What barricades are you referring to exactly. I don't remember this happening.

Bala Perdida
1st February 2015, 05:49
What barricades are you referring to exactly. I don't remember this happening.Traditional protest barricades. I've seen videos of people trying to set them in Berkeley. Then they get the traditional liberal backlash that comes out of general protests in that area.

Jimmie Higgins
1st February 2015, 05:49
They tried making barricades during the november/december uprisings. Liberals and other fuckers kept obstructing their construction and burning. Opposing them with a passion that was almost violent, saying things like we're 'better than this'. Still conforming to 'the system' that they're claiming to act against.

This could kick off new uprisings. If racial tensions are as bad as conspiracy theorists say they are, it should be no problem. I'd hate for the pigs to have time to breath.

I don't know if things would have been much different had barricades gone up. I mean people went out pretty heroically anyway, it was more likely just normal fatigue that led to a slow dwindling until the brown noninditement happened and then there were other protests in many towns and cities. I mean short of a revolution, uprisings always have a time-limit: either we get smashed, we don't get smashed but just get tired (I mean, anger gets vented but nothing changes so rioting or spontanious protests dwindle) or there is a revolution - and I don't think people in the us are really able to do that at this specific moment.

But I think what is happening is that the figurative anti-barricades of middle class respectable politics may be cracking (ok, I'm fucking up this metaphor) with young protesters turning against al sharpton and loosing faith in obama. This means there's a greater potential for independent movements potentially and a revival of real community and grassroots organizing among black people and organizers. And the activists who are scratching the surface of the police issue are also bringing up a whole lot of other class issues and demands that are acutely felt by black workers but have much more general implications.

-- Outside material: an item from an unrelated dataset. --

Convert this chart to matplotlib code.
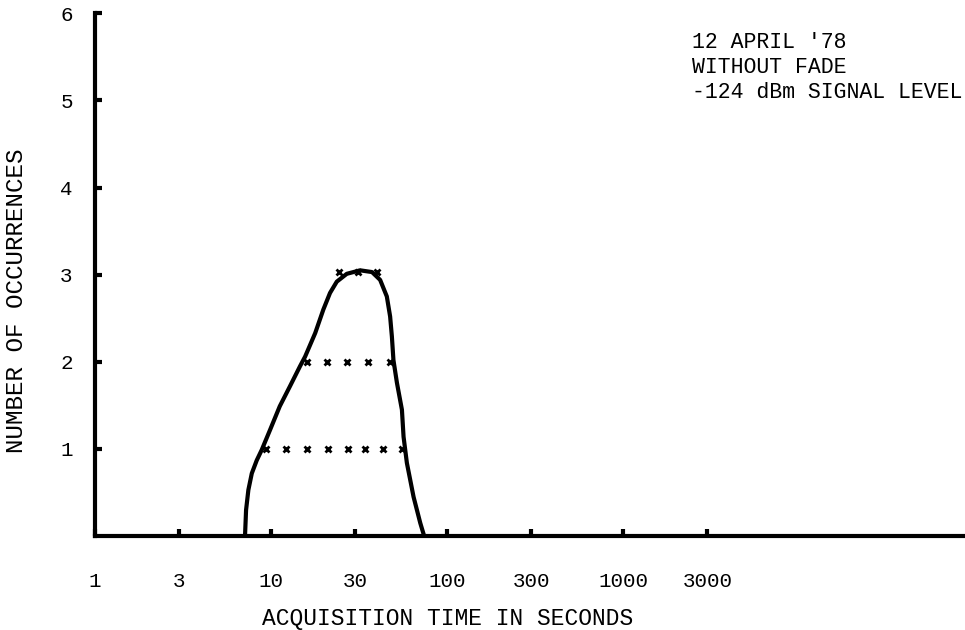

I don't know but I don't feel like there's "more" of these outrages, (not even more caught on film compared to the ten years of phone cameras and the many years of cop-watch or just random video taped incidents before furgeson), it's just that before the outrage was kept in that one neighborhood or at best a city. If it was real bad, then sharp ton would come out, pay some legal bills for the family, tell everyone to pull up their pants and vote democrat and then that would be the end. Now it's more generalized, black people know that people outside their city and even nonblack people realize this shit happens regularly and so it's not as easily contained - especially since all the liberal mayors in cities are the ones arming the cops and saying we need more patrols.

Bala Perdida
1st February 2015, 06:08
Revolution or not, It's still 'nice' to see more aggressive resistance to police counter-organizing. Although, yeah. A separate movement made of people more dedicated to insurrection, instead of protest, would be nice to see. But when the protests are as general as they are, liberal backlash is inevitable. Hopefully seeing this would spread the 'riot attitude' that way. I don't know, I haven't been to a good protest in this country so I'm inclined to think that the culture here is more harsh towards political 'riots' than other countries. Although I'm assuming, at the same time, that if the uprisings do get as unanimously enraged as in other places, the people who normally record them aren't around at that point.